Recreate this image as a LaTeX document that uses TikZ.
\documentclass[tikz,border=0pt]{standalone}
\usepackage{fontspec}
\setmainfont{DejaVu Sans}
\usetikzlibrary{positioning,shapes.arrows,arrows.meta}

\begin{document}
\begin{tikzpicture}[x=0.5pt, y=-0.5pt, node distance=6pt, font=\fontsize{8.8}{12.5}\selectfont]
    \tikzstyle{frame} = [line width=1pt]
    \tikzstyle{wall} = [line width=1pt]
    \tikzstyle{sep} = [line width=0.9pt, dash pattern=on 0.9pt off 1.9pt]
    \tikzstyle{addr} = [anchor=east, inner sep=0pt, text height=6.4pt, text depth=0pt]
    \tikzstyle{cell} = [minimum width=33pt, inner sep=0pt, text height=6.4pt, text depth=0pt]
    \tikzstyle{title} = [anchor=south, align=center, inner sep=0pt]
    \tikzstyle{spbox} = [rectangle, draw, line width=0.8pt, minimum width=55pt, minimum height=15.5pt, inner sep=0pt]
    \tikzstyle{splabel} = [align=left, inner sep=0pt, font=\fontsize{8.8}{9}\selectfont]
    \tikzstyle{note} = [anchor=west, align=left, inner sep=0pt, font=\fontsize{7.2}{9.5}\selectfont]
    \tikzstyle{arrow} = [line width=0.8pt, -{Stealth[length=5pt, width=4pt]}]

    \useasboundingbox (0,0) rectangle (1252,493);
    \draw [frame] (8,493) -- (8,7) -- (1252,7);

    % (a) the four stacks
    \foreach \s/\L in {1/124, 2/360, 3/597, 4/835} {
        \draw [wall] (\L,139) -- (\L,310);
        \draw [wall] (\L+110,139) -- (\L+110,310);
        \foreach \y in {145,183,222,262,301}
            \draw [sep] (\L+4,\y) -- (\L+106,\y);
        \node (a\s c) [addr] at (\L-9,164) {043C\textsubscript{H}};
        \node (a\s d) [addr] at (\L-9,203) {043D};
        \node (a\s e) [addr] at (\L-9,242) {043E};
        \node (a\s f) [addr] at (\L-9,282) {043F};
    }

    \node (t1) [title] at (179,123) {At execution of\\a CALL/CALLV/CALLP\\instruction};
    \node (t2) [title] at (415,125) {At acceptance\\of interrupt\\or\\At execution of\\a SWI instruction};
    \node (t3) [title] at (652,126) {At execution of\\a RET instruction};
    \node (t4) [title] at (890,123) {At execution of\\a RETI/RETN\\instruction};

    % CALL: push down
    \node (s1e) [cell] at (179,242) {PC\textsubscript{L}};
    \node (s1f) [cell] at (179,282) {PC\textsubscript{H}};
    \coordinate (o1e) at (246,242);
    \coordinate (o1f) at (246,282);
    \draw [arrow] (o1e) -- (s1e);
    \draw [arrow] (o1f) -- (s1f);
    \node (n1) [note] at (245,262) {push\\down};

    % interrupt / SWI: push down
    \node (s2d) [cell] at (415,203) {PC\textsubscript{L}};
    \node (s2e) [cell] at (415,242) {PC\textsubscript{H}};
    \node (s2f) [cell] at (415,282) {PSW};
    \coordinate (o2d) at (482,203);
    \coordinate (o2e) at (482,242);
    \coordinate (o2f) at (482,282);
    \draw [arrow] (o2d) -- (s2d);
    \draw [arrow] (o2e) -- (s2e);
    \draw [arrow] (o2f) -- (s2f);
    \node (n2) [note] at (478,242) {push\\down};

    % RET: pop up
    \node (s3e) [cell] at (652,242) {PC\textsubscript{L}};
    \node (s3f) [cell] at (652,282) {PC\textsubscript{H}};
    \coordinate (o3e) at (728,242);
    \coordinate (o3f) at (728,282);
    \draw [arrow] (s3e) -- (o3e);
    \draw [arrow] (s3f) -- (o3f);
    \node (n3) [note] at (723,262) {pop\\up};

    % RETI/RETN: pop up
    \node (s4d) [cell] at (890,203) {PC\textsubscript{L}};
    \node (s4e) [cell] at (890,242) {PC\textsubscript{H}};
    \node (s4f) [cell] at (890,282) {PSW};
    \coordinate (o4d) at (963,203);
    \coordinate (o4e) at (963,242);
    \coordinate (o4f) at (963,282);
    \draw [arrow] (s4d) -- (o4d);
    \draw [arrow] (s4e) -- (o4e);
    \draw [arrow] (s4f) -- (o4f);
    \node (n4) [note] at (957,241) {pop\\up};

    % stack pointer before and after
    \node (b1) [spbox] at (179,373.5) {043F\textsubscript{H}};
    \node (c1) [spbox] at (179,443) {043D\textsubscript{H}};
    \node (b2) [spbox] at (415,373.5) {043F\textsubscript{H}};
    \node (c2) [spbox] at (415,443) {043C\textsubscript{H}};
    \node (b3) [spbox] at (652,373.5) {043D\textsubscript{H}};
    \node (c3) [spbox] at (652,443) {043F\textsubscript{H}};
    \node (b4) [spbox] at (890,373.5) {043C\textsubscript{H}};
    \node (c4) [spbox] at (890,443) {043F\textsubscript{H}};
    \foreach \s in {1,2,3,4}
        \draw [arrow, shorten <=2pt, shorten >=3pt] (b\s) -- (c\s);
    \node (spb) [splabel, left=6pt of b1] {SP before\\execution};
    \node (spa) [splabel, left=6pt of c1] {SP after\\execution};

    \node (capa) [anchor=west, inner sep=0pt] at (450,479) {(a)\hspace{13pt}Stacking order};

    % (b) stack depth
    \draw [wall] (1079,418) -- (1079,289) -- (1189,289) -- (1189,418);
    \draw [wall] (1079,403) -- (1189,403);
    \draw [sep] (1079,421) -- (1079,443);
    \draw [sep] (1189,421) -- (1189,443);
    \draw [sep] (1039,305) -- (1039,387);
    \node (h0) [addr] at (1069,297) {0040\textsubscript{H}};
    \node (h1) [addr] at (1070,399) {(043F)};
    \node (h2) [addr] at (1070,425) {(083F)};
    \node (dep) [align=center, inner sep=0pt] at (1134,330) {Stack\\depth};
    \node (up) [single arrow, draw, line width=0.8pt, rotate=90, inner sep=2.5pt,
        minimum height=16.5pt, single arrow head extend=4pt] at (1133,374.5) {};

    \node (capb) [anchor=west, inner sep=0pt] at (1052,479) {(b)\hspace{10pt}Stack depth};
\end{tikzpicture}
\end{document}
§ §
Exercise objective: Show the data once more, exactly as it was written.

Response for this exercise:
Recreate this image as a LaTeX document that uses TikZ.
\documentclass[tikz,border=0pt]{standalone}
\usepackage{fontspec}
\setmainfont{DejaVu Sans}
\usetikzlibrary{positioning,shapes.arrows,arrows.meta}

\begin{document}
\begin{tikzpicture}[x=0.5pt, y=-0.5pt, node distance=6pt, font=\fontsize{8.8}{12.5}\selectfont]
    \tikzstyle{frame} = [line width=1pt]
    \tikzstyle{wall} = [line width=1pt]
    \tikzstyle{sep} = [line width=0.9pt, dash pattern=on 0.9pt off 1.9pt]
    \tikzstyle{addr} = [anchor=east, inner sep=0pt, text height=6.4pt, text depth=0pt]
    \tikzstyle{cell} = [minimum width=33pt, inner sep=0pt, text height=6.4pt, text depth=0pt]
    \tikzstyle{title} = [anchor=south, align=center, inner sep=0pt]
    \tikzstyle{spbox} = [rectangle, draw, line width=0.8pt, minimum width=55pt, minimum height=15.5pt, inner sep=0pt]
    \tikzstyle{splabel} = [align=left, inner sep=0pt, font=\fontsize{8.8}{9}\selectfont]
    \tikzstyle{note} = [anchor=west, align=left, inner sep=0pt, font=\fontsize{7.2}{9.5}\selectfont]
    \tikzstyle{arrow} = [line width=0.8pt, -{Stealth[length=5pt, width=4pt]}]

    \useasboundingbox (0,0) rectangle (1252,493);
    \draw [frame] (8,493) -- (8,7) -- (1252,7);

    % (a) the four stacks
    \foreach \s/\L in {1/124, 2/360, 3/597, 4/835} {
        \draw [wall] (\L,139) -- (\L,310);
        \draw [wall] (\L+110,139) -- (\L+110,310);
        \foreach \y in {145,183,222,262,301}
            \draw [sep] (\L+4,\y) -- (\L+106,\y);
        \node (a\s c) [addr] at (\L-9,164) {043C\textsubscript{H}};
        \node (a\s d) [addr] at (\L-9,203) {043D};
        \node (a\s e) [addr] at (\L-9,242) {043E};
        \node (a\s f) [addr] at (\L-9,282) {043F};
    }

    \node (t1) [title] at (179,123) {At execution of\\a CALL/CALLV/CALLP\\instruction};
    \node (t2) [title] at (415,125) {At acceptance\\of interrupt\\or\\At execution of\\a SWI instruction};
    \node (t3) [title] at (652,126) {At execution of\\a RET instruction};
    \node (t4) [title] at (890,123) {At execution of\\a RETI/RETN\\instruction};

    % CALL: push down
    \node (s1e) [cell] at (179,242) {PC\textsubscript{L}};
    \node (s1f) [cell] at (179,282) {PC\textsubscript{H}};
    \coordinate (o1e) at (246,242);
    \coordinate (o1f) at (246,282);
    \draw [arrow] (o1e) -- (s1e);
    \draw [arrow] (o1f) -- (s1f);
    \node (n1) [note] at (245,262) {push\\down};

    % interrupt / SWI: push down
    \node (s2d) [cell] at (415,203) {PC\textsubscript{L}};
    \node (s2e) [cell] at (415,242) {PC\textsubscript{H}};
    \node (s2f) [cell] at (415,282) {PSW};
    \coordinate (o2d) at (482,203);
    \coordinate (o2e) at (482,242);
    \coordinate (o2f) at (482,282);
    \draw [arrow] (o2d) -- (s2d);
    \draw [arrow] (o2e) -- (s2e);
    \draw [arrow] (o2f) -- (s2f);
    \node (n2) [note] at (478,242) {push\\down};

    % RET: pop up
    \node (s3e) [cell] at (652,242) {PC\textsubscript{L}};
    \node (s3f) [cell] at (652,282) {PC\textsubscript{H}};
    \coordinate (o3e) at (728,242);
    \coordinate (o3f) at (728,282);
    \draw [arrow] (s3e) -- (o3e);
    \draw [arrow] (s3f) -- (o3f);
    \node (n3) [note] at (723,262) {pop\\up};

    % RETI/RETN: pop up
    \node (s4d) [cell] at (890,203) {PC\textsubscript{L}};
    \node (s4e) [cell] at (890,242) {PC\textsubscript{H}};
    \node (s4f) [cell] at (890,282) {PSW};
    \coordinate (o4d) at (963,203);
    \coordinate (o4e) at (963,242);
    \coordinate (o4f) at (963,282);
    \draw [arrow] (s4d) -- (o4d);
    \draw [arrow] (s4e) -- (o4e);
    \draw [arrow] (s4f) -- (o4f);
    \node (n4) [note] at (957,241) {pop\\up};

    % stack pointer before and after
    \node (b1) [spbox] at (179,373.5) {043F\textsubscript{H}};
    \node (c1) [spbox] at (179,443) {043D\textsubscript{H}};
    \node (b2) [spbox] at (415,373.5) {043F\textsubscript{H}};
    \node (c2) [spbox] at (415,443) {043C\textsubscript{H}};
    \node (b3) [spbox] at (652,373.5) {043D\textsubscript{H}};
    \node (c3) [spbox] at (652,443) {043F\textsubscript{H}};
    \node (b4) [spbox] at (890,373.5) {043C\textsubscript{H}};
    \node (c4) [spbox] at (890,443) {043F\textsubscript{H}};
    \foreach \s in {1,2,3,4}
        \draw [arrow, shorten <=2pt, shorten >=3pt] (b\s) -- (c\s);
    \node (spb) [splabel, left=6pt of b1] {SP before\\execution};
    \node (spa) [splabel, left=6pt of c1] {SP after\\execution};

    \node (capa) [anchor=west, inner sep=0pt] at (450,479) {(a)\hspace{13pt}Stacking order};

    % (b) stack depth
    \draw [wall] (1079,418) -- (1079,289) -- (1189,289) -- (1189,418);
    \draw [wall] (1079,403) -- (1189,403);
    \draw [sep] (1079,421) -- (1079,443);
    \draw [sep] (1189,421) -- (1189,443);
    \draw [sep] (1039,305) -- (1039,387);
    \node (h0) [addr] at (1069,297) {0040\textsubscript{H}};
    \node (h1) [addr] at (1070,399) {(043F)};
    \node (h2) [addr] at (1070,425) {(083F)};
    \node (dep) [align=center, inner sep=0pt] at (1134,330) {Stack\\depth};
    \node (up) [single arrow, draw, line width=0.8pt, rotate=90, inner sep=2.5pt,
        minimum height=16.5pt, single arrow head extend=4pt] at (1133,374.5) {};

    \node (capb) [anchor=west, inner sep=0pt] at (1052,479) {(b)\hspace{10pt}Stack depth};
\end{tikzpicture}
\end{document}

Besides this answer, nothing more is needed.